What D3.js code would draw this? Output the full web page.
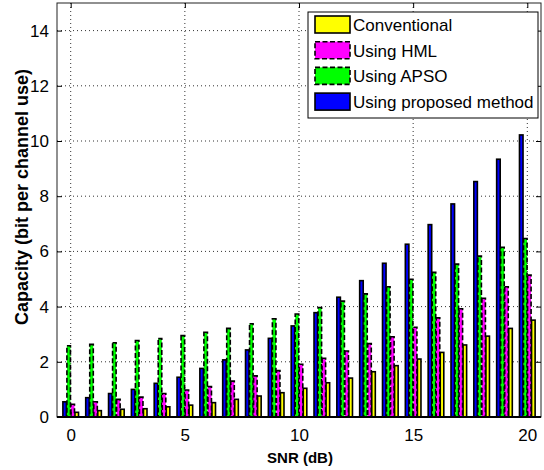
<!DOCTYPE html>
<html>
<head>
<meta charset="utf-8">
<script src="https://cdn.jsdelivr.net/npm/d3@7"></script>
<style>
  body { margin: 0; background: #fff; }
  text { font-family: "Liberation Sans", Arial, sans-serif; }
</style>
</head>
<body>
<div id="chart"></div>
<script>
// SNR values (x categories)
const snr = [0, 1, 2, 3, 4, 5, 6, 7, 8, 9, 10, 11, 12, 13, 14, 15, 16, 17, 18, 19, 20];

// capacity per method
const conventional = [0.17, 0.23, 0.28, 0.30, 0.37, 0.43, 0.52, 0.64, 0.76, 0.88, 1.04, 1.24, 1.41, 1.64, 1.86, 2.10, 2.34, 2.61, 2.93, 3.21, 3.51];
const usingHml = [0.46, 0.55, 0.64, 0.72, 0.85, 0.98, 1.10, 1.30, 1.49, 1.68, 1.91, 2.13, 2.39, 2.66, 2.91, 3.25, 3.59, 3.92, 4.30, 4.72, 5.14];
const usingApso = [2.58, 2.63, 2.69, 2.77, 2.84, 2.95, 3.07, 3.21, 3.38, 3.56, 3.73, 3.97, 4.20, 4.46, 4.72, 4.99, 5.24, 5.54, 5.83, 6.15, 6.47];
const usingProposed = [0.55, 0.70, 0.85, 1.00, 1.22, 1.44, 1.76, 2.07, 2.43, 2.85, 3.30, 3.78, 4.34, 4.94, 5.57, 6.26, 6.97, 7.72, 8.53, 9.34, 10.22];

const xTicks = [0, 5, 10, 15, 20];
const yTicks = [0, 2, 4, 6, 8, 10, 12, 14];

// legend order
const legendNames = ['Conventional', 'Using HML', 'Using APSO', 'Using proposed method'];

const series = [
  { name: 'Using proposed method', values: usingProposed, color: '#0000ff', dashed: false },
  { name: 'Using APSO', values: usingApso, color: '#00ff00', dashed: true },
  { name: 'Using HML', values: usingHml, color: '#ff00ff', dashed: true },
  { name: 'Conventional', values: conventional, color: '#ffff00', dashed: false }
];

const width = 544;
const height = 470;
const pLeft = 57, pRight = 541, pTop = 3, pBottom = 417;

const svg = d3.select('#chart')
              .append('svg')
              .attr('width', width)
              .attr('height', height);

const xScale = d3.scaleLinear().domain([-0.6, 20.6]).range([pLeft, pRight]);
const yScale = d3.scaleLinear().domain([0, 15]).range([pBottom, pTop]);

const unit = xScale(1) - xScale(0);
const groupWidth = unit * 4 / 5.5;
const inner = d3.scaleBand()
                .domain(series.map(s => s.name))
                .range([-groupWidth / 2, groupWidth / 2])
                .padding(0.12);

// grid
const grid = svg.append('g');
grid.selectAll('.gy').data(yTicks.filter(t => t > 0)).enter().append('line')
    .attr('x1', pLeft).attr('x2', pRight)
    .attr('y1', d => yScale(d)).attr('y2', d => yScale(d))
    .attr('stroke', '#333').attr('stroke-width', 1)
    .attr('stroke-dasharray', '1,3');
grid.selectAll('.gx').data(xTicks).enter().append('line')
    .attr('x1', d => xScale(d)).attr('x2', d => xScale(d))
    .attr('y1', pTop).attr('y2', pBottom)
    .attr('stroke', '#333').attr('stroke-width', 1)
    .attr('stroke-dasharray', '1,3');

// bars
series.forEach(s => {
  svg.append('g').selectAll('rect')
     .data(snr.map((x, i) => ({ x: x, v: s.values[i] })))
     .enter().append('rect')
     .attr('x', d => xScale(d.x) + inner(s.name))
     .attr('width', inner.bandwidth())
     .attr('y', d => yScale(d.v))
     .attr('height', d => yScale(0) - yScale(d.v))
     .attr('fill', s.color)
     .attr('stroke', '#000')
     .attr('stroke-width', 1.6)
     .attr('stroke-dasharray', s.dashed ? '5,2.5' : null);
});

// axes box
svg.append('rect')
   .attr('x', pLeft).attr('y', pTop)
   .attr('width', pRight - pLeft).attr('height', pBottom - pTop)
   .attr('fill', 'none').attr('stroke', '#222').attr('stroke-width', 1);

const tickLen = 5;
const xAxisB = d3.axisBottom(xScale).tickValues(xTicks).tickSizeInner(-tickLen).tickSizeOuter(0).tickPadding(12);
const xAxisT = d3.axisTop(xScale).tickValues(xTicks).tickSizeInner(-tickLen).tickSizeOuter(0).tickFormat('');
const yAxisL = d3.axisLeft(yScale).tickValues(yTicks).tickSizeInner(-tickLen).tickSizeOuter(0).tickPadding(8);
const yAxisR = d3.axisRight(yScale).tickValues(yTicks).tickSizeInner(-tickLen).tickSizeOuter(0).tickFormat('');

[[xAxisB, `translate(0,${pBottom})`], [xAxisT, `translate(0,${pTop})`],
 [yAxisL, `translate(${pLeft},0)`], [yAxisR, `translate(${pRight},0)`]].forEach(([ax, tr]) => {
  const g = svg.append('g').attr('transform', tr).call(ax);
  g.select('.domain').remove();
  g.selectAll('text').attr('font-size', 17).attr('fill', '#000')
   .style('font-family', '"Liberation Sans", Arial, sans-serif');
});

svg.append('line').attr('x1', pLeft).attr('x2', pRight).attr('y1', pBottom).attr('y2', pBottom)
   .attr('stroke', '#000').attr('stroke-width', 2);

// labels
svg.append('text')
   .attr('x', 300).attr('y', 463)
   .attr('text-anchor', 'middle')
   .attr('font-size', 15).attr('font-weight', 'bold')
   .text('SNR (dB)');

svg.append('text')
   .attr('transform', `translate(28,197) rotate(-90)`)
   .attr('text-anchor', 'middle')
   .attr('font-size', 18).attr('font-weight', 'bold')
   .text('Capacity (bit per channel use)');

// legend
const legend = svg.append('g').attr('transform', 'translate(308,12)');
legend.append('rect')
      .attr('width', 230).attr('height', 106)
      .attr('fill', '#fff').attr('stroke', '#000').attr('stroke-width', 1);
legendNames.forEach((name, i) => {
  const s = series.find(d => d.name === name);
  const row = legend.append('g').attr('transform', `translate(7,${4 + i * 25.7})`);
  row.append('rect')
     .attr('width', 35).attr('height', 17)
     .attr('fill', s.color).attr('stroke', '#000').attr('stroke-width', 1.6)
     .attr('stroke-dasharray', s.dashed ? '5,2.5' : null);
  row.append('text')
     .attr('x', 38).attr('y', 9).attr('dy', '0.35em')
     .attr('font-size', 17)
     .text(name);
});
</script>
</body>
</html>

::::::::

* **Description of the task**
Up to and including the line containing "d3.scaleLinear().domain([0, 15]).range([pBottom, pTop]);", repeat every line from the start of the data, but none of the pictures.

* **Worked answer**
What D3.js code would draw this? Output the full web page.
<!DOCTYPE html>
<html>
<head>
<meta charset="utf-8">
<script src="https://cdn.jsdelivr.net/npm/d3@7"></script>
<style>
  body { margin: 0; background: #fff; }
  text { font-family: "Liberation Sans", Arial, sans-serif; }
</style>
</head>
<body>
<div id="chart"></div>
<script>
// SNR values (x categories)
const snr = [0, 1, 2, 3, 4, 5, 6, 7, 8, 9, 10, 11, 12, 13, 14, 15, 16, 17, 18, 19, 20];

// capacity per method
const conventional = [0.17, 0.23, 0.28, 0.30, 0.37, 0.43, 0.52, 0.64, 0.76, 0.88, 1.04, 1.24, 1.41, 1.64, 1.86, 2.10, 2.34, 2.61, 2.93, 3.21, 3.51];
const usingHml = [0.46, 0.55, 0.64, 0.72, 0.85, 0.98, 1.10, 1.30, 1.49, 1.68, 1.91, 2.13, 2.39, 2.66, 2.91, 3.25, 3.59, 3.92, 4.30, 4.72, 5.14];
const usingApso = [2.58, 2.63, 2.69, 2.77, 2.84, 2.95, 3.07, 3.21, 3.38, 3.56, 3.73, 3.97, 4.20, 4.46, 4.72, 4.99, 5.24, 5.54, 5.83, 6.15, 6.47];
const usingProposed = [0.55, 0.70, 0.85, 1.00, 1.22, 1.44, 1.76, 2.07, 2.43, 2.85, 3.30, 3.78, 4.34, 4.94, 5.57, 6.26, 6.97, 7.72, 8.53, 9.34, 10.22];

const xTicks = [0, 5, 10, 15, 20];
const yTicks = [0, 2, 4, 6, 8, 10, 12, 14];

// legend order
const legendNames = ['Conventional', 'Using HML', 'Using APSO', 'Using proposed method'];

const series = [
  { name: 'Using proposed method', values: usingProposed, color: '#0000ff', dashed: false },
  { name: 'Using APSO', values: usingApso, color: '#00ff00', dashed: true },
  { name: 'Using HML', values: usingHml, color: '#ff00ff', dashed: true },
  { name: 'Conventional', values: conventional, color: '#ffff00', dashed: false }
];

const width = 544;
const height = 470;
const pLeft = 57, pRight = 541, pTop = 3, pBottom = 417;

const svg = d3.select('#chart')
              .append('svg')
              .attr('width', width)
              .attr('height', height);

const xScale = d3.scaleLinear().domain([-0.6, 20.6]).range([pLeft, pRight]);
const yScale = d3.scaleLinear().domain([0, 15]).range([pBottom, pTop]);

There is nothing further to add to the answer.